曾俊一愣,又笑起来:“你这才上了几天课,专业课还没上呢,就装起来了,是不是看见谈恋爱的,有个干呕啥的,你就瞎想啊,职业病啊。”
苏蓉芳笑着看着曾俊:“你还别说,我这不是想着今后的专业往那个方向走吗,我就一直留意那方面,我拿到录取通知书的时候,就开始找书看了,而这方面的临床表现这不是最最基本的吗。是的,陈小丽就是有情况了,天啊,那肯定是史瑞明,而史瑞明失踪了。”
曾俊被苏蓉芳的分析惊呆了,但还是平淡地说:“你可真能想,你这才几天的医学生,你都变成神医了。”

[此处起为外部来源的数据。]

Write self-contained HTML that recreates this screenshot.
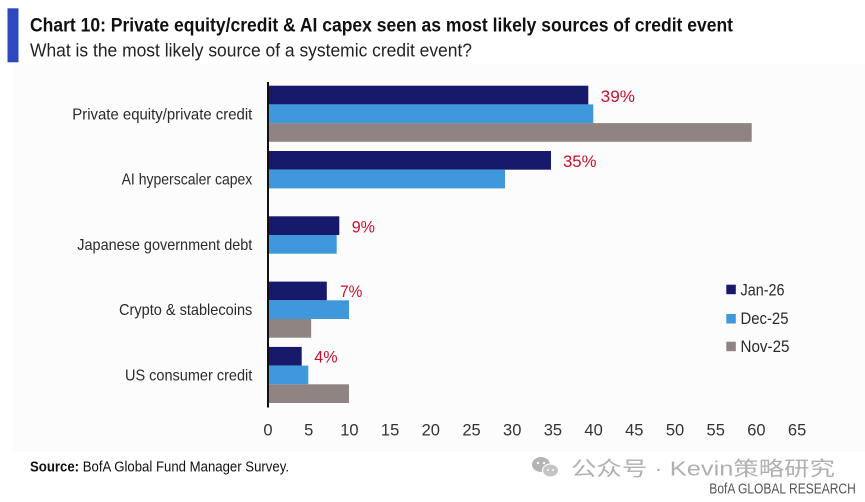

苏蓉芳走到湖边,扬起手泼着水:“我太兴奋了,陈小丽怎么会那样啊,这,这可怎么办?我也替她担心啊。”
曾俊没有回答她,看着湖面,远处正有一个快艇劈开平静的湖面飞驰而来,在阳光下高高溅起的水帘白亮亮的,上面有尖叫声传来。
似乎是一瞬间,曾俊的脑子里灵光一闪,高考完后,热恋中的史瑞明和陈小丽经常在一起,是不是九月一日那天晚上陈小丽要为史瑞明送行,是的,极有可能那天晚上的那个时间两个人就在一起。
曾俊的心为之一振,但很快平复下来,自己的身份在这,自己没法问陈小丽,就是老唐、李民问陈小丽,这都过去一个月了,陈小丽就是否认或一句话记不起来了,还不是轻描淡写就混过去了。